_Do this_
Quote only the span from the first line of the entries to the line containing "4, 5, 6, 7, 8];", both ends kept. Leave every picture out.

[Rows from a dataset of charts and code]

————————

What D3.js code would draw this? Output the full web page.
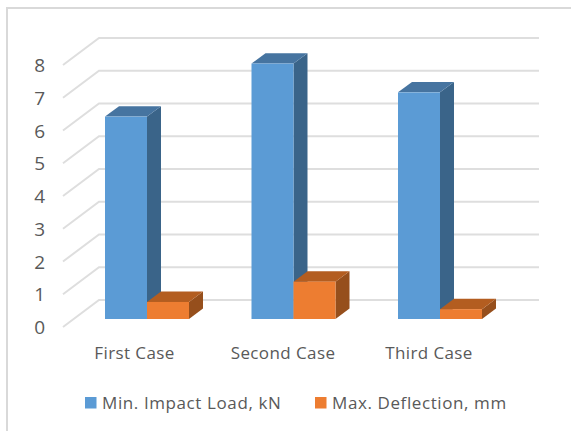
<!DOCTYPE html>
<html>
<head>
<meta charset="utf-8">
<script src="https://cdn.jsdelivr.net/npm/d3@7"></script>
<style>
html,body{margin:0;padding:0;background:#fff}
svg{display:block}
text{font-family:"Open Sans",sans-serif;fill:#595959}
</style>
</head>
<body>
<script>
// Clustered 3D column chart: impact load and deflection for three cases.
const categories = ["First Case", "Second Case", "Third Case"];
const seriesNames = ["Min. Impact Load, kN", "Max. Deflection, mm"];
const impactLoad = [6.18, 7.8, 6.92];
const deflection = [0.52, 1.14, 0.3];
const valueTicks = [0, 1, 2, 3, 4, 5, 6, 7, 8];

const width = 571, height = 431;
const faces = [
  {front: "#5b9bd5", top: "#4674a0", side: "#3a6489"},
  {front: "#ed7d31", top: "#b35d20", side: "#964f1c"}
];
const values = [impactLoad, deflection];

const svg = d3.select("body").append("svg").attr("width", width).attr("height", height);

// Chart frame: only the top and left edges fall inside the canvas.
svg.append("path")
  .attr("d", `M7 ${height}V8H${width}`)
  .attr("fill", "none").attr("stroke", "#d9d9d9").attr("stroke-width", 2);

// Wall depth of the floor, and the offset of the columns within it.
const wallDx = 36, wallDy = 27;
const barDx = 14, barDy = 10.4;

const yFront = d3.scaleLinear().domain([0, 8]).range([327, 65]);
const x0 = d3.scaleBand().domain(categories).range([73.75, 513.25])
  .paddingInner(0.4266).paddingOuter(0.2133);
const x1 = d3.scaleBand().domain(seriesNames).range([0, x0.bandwidth()]);
// Columns stand partway back on the floor.
const yBar = v => yFront(v) - 8;

// Gridlines: a slanted run on the side wall, then straight across the back wall.
svg.append("g").selectAll("path").data(valueTicks).join("path")
  .attr("d", d => {
    const y = yFront(d);
    return `M63 ${y}L${63 + wallDx} ${y - wallDy}H539`;
  })
  .attr("fill", "none").attr("stroke", "#dedede").attr("stroke-width", 2);

// Columns are drawn left to right so that later clusters overlap correctly.
const rows = categories.flatMap((c, i) =>
  seriesNames.map((s, j) => ({c, s, j, v: values[j][i]})));

const bars = svg.append("g").selectAll("g").data(rows).join("g");
bars.append("path")
  .attr("fill", d => faces[d.j].side)
  .attr("d", d => {
    const r = x0(d.c) + x1(d.s) + x1.bandwidth(), t = yBar(d.v), b = yBar(0);
    return `M${r} ${t}l${barDx} ${-barDy}V${b - barDy}L${r} ${b}Z`;
  });
bars.append("path")
  .attr("fill", d => faces[d.j].top)
  .attr("d", d => {
    const l = x0(d.c) + x1(d.s), r = l + x1.bandwidth(), t = yBar(d.v);
    return `M${l} ${t}l${barDx} ${-barDy}H${r + barDx}L${r} ${t}Z`;
  });
bars.append("rect")
  .attr("fill", d => faces[d.j].front)
  .attr("x", d => x0(d.c) + x1(d.s))
  .attr("y", d => yBar(d.v))
  .attr("width", x1.bandwidth())
  .attr("height", d => yBar(0) - yBar(d.v));

// Value axis, labels only.
const yAxis = svg.append("g").attr("transform", "translate(45,0.6)")
  .call(d3.axisLeft(yFront).tickValues(valueTicks).tickSize(0).tickPadding(0).tickFormat(d3.format("d")));
yAxis.select(".domain").remove();
yAxis.selectAll("text").style("font-size", "19px").style("font-family", '"Open Sans",sans-serif').attr("fill", "#595959");

// Category axis, labels only.
const catAxisScale = d3.scaleOrdinal().domain(categories).range([134, 282.5, 428.5]);
const xAxis = svg.append("g").attr("transform", "translate(0,347)")
  .call(d3.axisBottom(catAxisScale).tickSize(0).tickPadding(0));
xAxis.select(".domain").remove();
xAxis.selectAll("text").style("font-size", "17px").style("letter-spacing", "0.4px")
  .style("font-family", '"Open Sans",sans-serif').attr("fill", "#595959");

// Legend.
const legendX = [85, 315];
const legend = svg.append("g").selectAll("g").data(seriesNames).join("g")
  .attr("transform", (d, i) => `translate(${legendX[i]},397)`);
legend.append("rect").attr("width", 11.5).attr("height", 11.5).attr("fill", (d, i) => faces[i].front);
legend.append("text").attr("x", 17).attr("y", 12).style("font-size", "17px").style("letter-spacing", "0.6px").text(d => d);
</script>
</body>
</html>
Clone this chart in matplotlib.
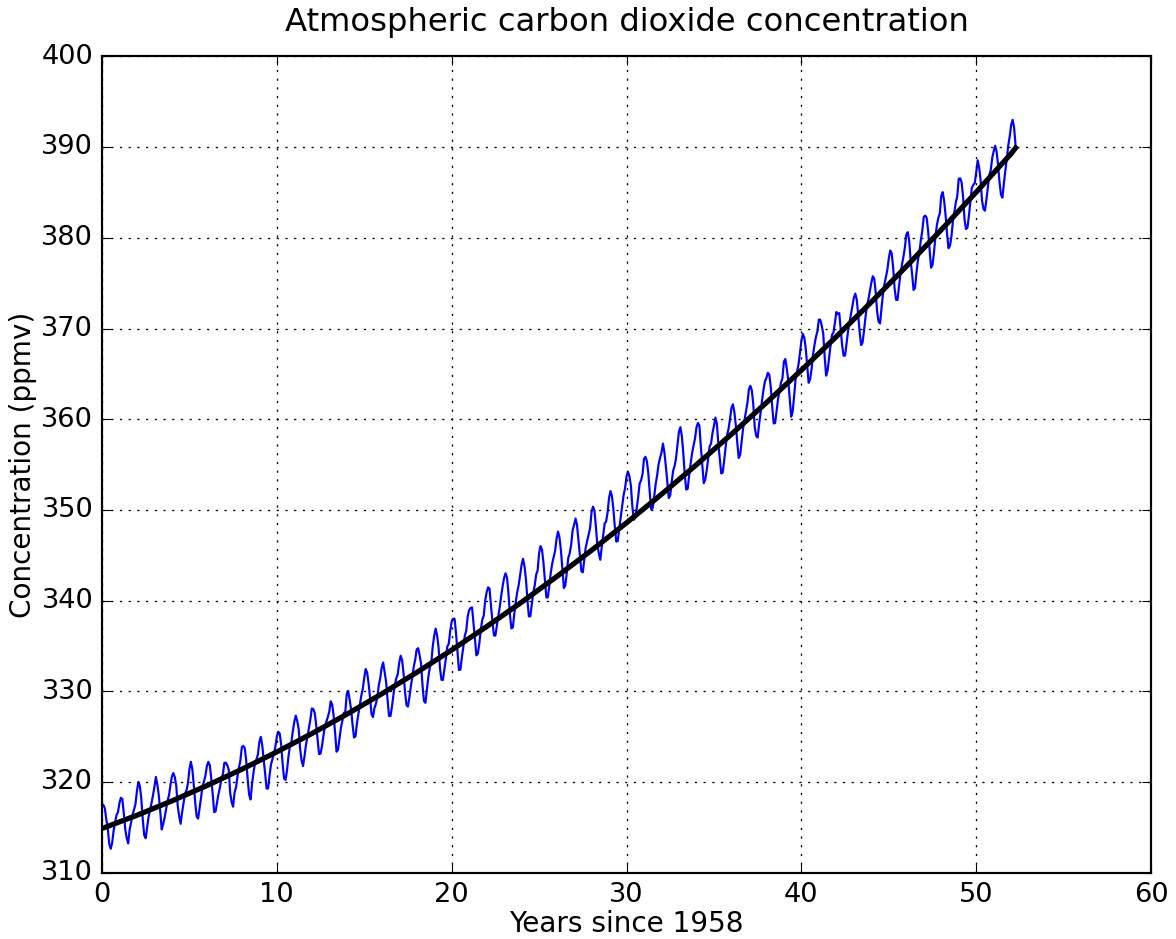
import matplotlib
matplotlib.use("Agg")
import matplotlib.pyplot as plt
import numpy as np

# Monthly CO2 readings (ppmv), Apr 1958 .. Jul 2010
co2_1958 = [317.45, 317.50, 317.10, 315.86, 314.93, 313.20, 312.66, 313.33, 314.67]
co2_years = [
    [315.62, 316.38, 316.71, 317.72, 318.29, 318.15, 316.54, 314.80, 313.84, 313.26, 314.80, 315.58],
    [316.43, 316.97, 317.58, 319.02, 320.03, 319.59, 318.18, 315.91, 314.16, 313.83, 315.00, 316.19],
    [316.93, 317.70, 318.54, 319.48, 320.58, 319.77, 318.57, 316.79, 314.80, 315.38, 316.10, 317.01],
    [317.94, 318.56, 319.68, 320.63, 321.01, 320.55, 319.58, 317.40, 316.26, 315.42, 316.69, 317.69],
    [318.74, 319.08, 319.86, 321.39, 322.25, 321.47, 319.74, 317.77, 316.21, 315.99, 317.12, 318.31],
    [319.57, 320.07, 320.73, 321.77, 322.25, 321.89, 320.44, 318.70, 316.70, 316.79, 317.79, 318.71],
    [319.44, 320.44, 320.89, 322.13, 322.16, 321.87, 321.39, 318.81, 317.81, 317.30, 318.87, 319.42],
    [320.62, 321.59, 322.39, 323.87, 324.01, 323.75, 322.39, 320.37, 318.64, 318.10, 319.79, 321.08],
    [322.07, 322.50, 323.04, 324.42, 325.00, 324.09, 322.55, 320.92, 319.31, 319.31, 320.72, 321.96],
    [322.57, 323.15, 323.89, 325.02, 325.57, 325.36, 324.14, 322.03, 320.41, 320.25, 321.31, 322.84],
    [324.00, 324.42, 325.64, 326.66, 327.34, 326.76, 325.88, 323.67, 322.38, 321.78, 322.85, 324.11],
    [325.03, 325.99, 326.87, 328.13, 328.07, 327.66, 326.35, 324.69, 323.10, 323.16, 323.98, 325.13],
    [326.17, 326.68, 327.18, 327.78, 328.92, 328.57, 327.34, 325.46, 323.36, 323.57, 324.80, 326.01],
    [326.77, 327.63, 327.75, 329.72, 330.07, 329.09, 328.05, 326.32, 324.93, 325.06, 326.50, 327.55],
    [328.54, 329.56, 330.30, 331.50, 332.48, 332.07, 330.87, 329.31, 327.51, 327.18, 328.16, 328.64],
    [329.35, 330.71, 331.48, 332.65, 333.20, 332.16, 331.07, 329.12, 327.32, 327.28, 328.30, 329.58],
    [330.73, 331.46, 331.90, 333.17, 333.94, 333.45, 331.98, 329.95, 328.50, 328.34, 329.37, 330.58],
    [331.59, 332.75, 333.52, 334.64, 334.77, 334.00, 333.06, 330.68, 328.95, 328.75, 330.15, 331.62],
    [332.66, 333.13, 334.95, 336.13, 336.93, 336.17, 334.88, 332.56, 331.29, 331.27, 332.41, 333.60],
    [334.95, 335.25, 336.66, 337.69, 338.03, 338.01, 336.41, 334.41, 332.37, 332.41, 333.75, 334.90],
    [336.14, 336.69, 338.27, 338.96, 339.21, 339.26, 337.54, 335.75, 333.98, 334.19, 335.31, 336.81],
    [337.90, 338.34, 340.01, 340.93, 341.48, 341.33, 339.40, 337.70, 336.19, 336.15, 337.27, 338.32],
    [339.29, 340.55, 341.61, 342.53, 343.03, 342.54, 340.78, 338.44, 336.95, 337.08, 338.58, 339.88],
    [340.96, 341.73, 342.81, 343.97, 344.63, 343.79, 342.32, 340.09, 338.28, 338.29, 339.60, 340.90],
    [341.68, 342.90, 343.33, 345.25, 346.03, 345.63, 344.19, 342.27, 340.35, 340.38, 341.59, 343.05],
    [344.10, 344.79, 345.52, 346.84, 347.63, 346.98, 345.53, 343.55, 341.40, 341.67, 343.10, 344.70],
    [345.21, 346.16, 347.74, 348.34, 349.06, 348.38, 346.72, 345.02, 343.27, 343.13, 344.49, 345.88],
    [346.56, 347.28, 348.01, 349.77, 350.38, 349.93, 348.16, 346.08, 345.22, 344.51, 345.93, 347.22],
    [348.52, 348.73, 349.73, 351.31, 352.09, 351.53, 350.11, 348.08, 346.52, 346.59, 347.96, 349.16],
    [350.39, 351.64, 352.40, 353.69, 354.21, 353.72, 352.69, 350.40, 348.92, 349.13, 350.20, 351.41],
    [352.91, 353.27, 353.96, 355.64, 355.86, 355.37, 353.99, 351.81, 350.05, 350.25, 351.49, 352.85],
    [353.80, 355.04, 355.73, 356.32, 357.32, 356.34, 354.84, 353.01, 351.31, 351.62, 353.07, 354.33],
    [354.84, 355.73, 357.23, 358.66, 359.13, 358.13, 356.19, 353.85, 352.25, 352.35, 353.81, 355.12],
    [356.25, 357.11, 357.86, 359.09, 359.59, 359.33, 357.01, 354.94, 352.96, 353.32, 354.32, 355.57],
    [357.00, 357.31, 358.47, 359.27, 360.19, 359.52, 357.33, 355.64, 354.03, 354.12, 355.41, 356.91],
    [358.24, 358.92, 359.99, 361.23, 361.65, 360.81, 359.38, 357.46, 355.73, 356.07, 357.53, 358.98],
    [359.92, 360.86, 361.83, 363.30, 363.69, 363.19, 361.64, 359.12, 358.17, 357.99, 359.45, 360.68],
    [362.07, 363.24, 364.17, 364.57, 365.13, 364.92, 363.55, 361.38, 359.54, 359.58, 360.89, 362.24],
    [363.09, 364.03, 364.51, 366.35, 366.64, 365.59, 364.31, 362.25, 360.29, 360.82, 362.49, 364.38],
    [365.26, 365.98, 367.24, 368.66, 369.42, 368.99, 367.82, 365.95, 364.02, 364.40, 365.52, 367.13],
    [368.18, 369.07, 369.68, 370.99, 370.96, 370.30, 369.45, 366.90, 364.81, 365.37, 366.72, 368.10],
    [369.29, 369.54, 370.60, 371.82, 371.58, 371.70, 369.86, 368.13, 367.00, 367.03, 368.37, 369.67],
    [370.59, 371.51, 372.43, 373.37, 373.85, 373.22, 371.50, 369.61, 368.18, 368.45, 369.76, 371.24],
    [372.53, 373.20, 374.12, 375.02, 375.76, 375.52, 374.01, 371.85, 370.75, 370.55, 372.25, 373.79],
    [374.88, 375.64, 376.45, 377.73, 378.60, 378.28, 376.70, 374.38, 373.17, 373.15, 374.66, 375.99],
    [377.00, 377.87, 378.88, 380.35, 380.62, 379.69, 377.47, 376.01, 374.25, 374.46, 376.16, 377.51],
    [378.46, 379.73, 380.77, 382.29, 382.45, 382.21, 380.74, 378.74, 376.70, 377.00, 378.35, 380.11],
    [381.38, 382.19, 382.67, 384.61, 385.03, 384.05, 382.46, 380.41, 378.85, 379.13, 380.15, 381.82],
    [382.89, 383.90, 384.58, 386.50, 386.56, 386.10, 384.50, 381.99, 380.96, 381.12, 382.45, 383.95],
    [385.52, 385.82, 386.03, 387.21, 388.54, 387.76, 386.36, 384.09, 383.18, 382.99, 384.19, 385.56],
    [386.94, 387.48, 388.82, 389.55, 390.14, 389.48, 388.03, 386.11, 384.74, 384.43, 386.02, 387.42],
]
co2_2010 = [388.71, 390.20, 391.17, 392.46, 393.00, 392.15, 390.20]

# Smooth trend (black curve) read at 2-year steps
trend_x = [0, 2, 4, 6, 8, 10, 12, 14, 16, 18, 20, 22, 24, 26, 28, 30,
           32, 34, 36, 38, 40, 42, 44, 46, 48, 50, 52, 52.25]
trend_y = [314.90, 316.36, 317.94, 319.63, 321.43, 323.34, 325.36, 327.49,
           329.74, 332.10, 334.57, 337.15, 339.84, 342.65, 345.56, 348.59,
           351.73, 354.99, 358.35, 361.83, 365.41, 369.11, 372.92, 376.84,
           380.88, 385.03, 389.28, 389.90]

co2 = np.array(co2_1958 + [v for row in co2_years for v in row] + co2_2010)
years = np.arange(len(co2)) / 12.0

plt.style.use("classic")
plt.rcParams["figure.facecolor"] = "white"
plt.rcParams["savefig.facecolor"] = "white"

fig = plt.figure(figsize=(7.5, 5.99), dpi=156.8)
ax = fig.add_axes([0.0867, 0.0703, 0.8921, 0.8695])

ax.plot(years, co2, color="b", linewidth=1.0)
ax.plot(trend_x, trend_y, color="k", linewidth=2.4)

ax.set_xlim(0, 60)
ax.set_ylim(310, 400)
ax.set_xticks(np.arange(0, 61, 10))
ax.set_yticks(np.arange(310, 401, 10))
ax.tick_params(labelsize=12.5)
ax.grid(True, color="k", linestyle=":", linewidth=0.6)

ax.set_xlabel("Years since 1958", fontsize=12.8, labelpad=1)
ax.set_ylabel("Concentration (ppmv)", fontsize=12.8, labelpad=2)
ax.set_title("Atmospheric carbon dioxide concentration", fontsize=14.8, y=1.018)

fig.savefig("out.png", dpi=156.8)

————————

_Result for this exercise_
What D3.js code would draw this? Output the full web page.
<!DOCTYPE html>
<html>
<head>
<meta charset="utf-8">
<script src="https://cdn.jsdelivr.net/npm/d3@7"></script>
<style>
html,body{margin:0;padding:0;background:#fff}
svg{display:block}
text{font-family:"Open Sans",sans-serif;fill:#595959}
</style>
</head>
<body>
<script>
// Clustered 3D column chart: impact load and deflection for three cases.
const categories = ["First Case", "Second Case", "Third Case"];
const seriesNames = ["Min. Impact Load, kN", "Max. Deflection, mm"];
const impactLoad = [6.18, 7.8, 6.92];
const deflection = [0.52, 1.14, 0.3];
const valueTicks = [0, 1, 2, 3, 4, 5, 6, 7, 8];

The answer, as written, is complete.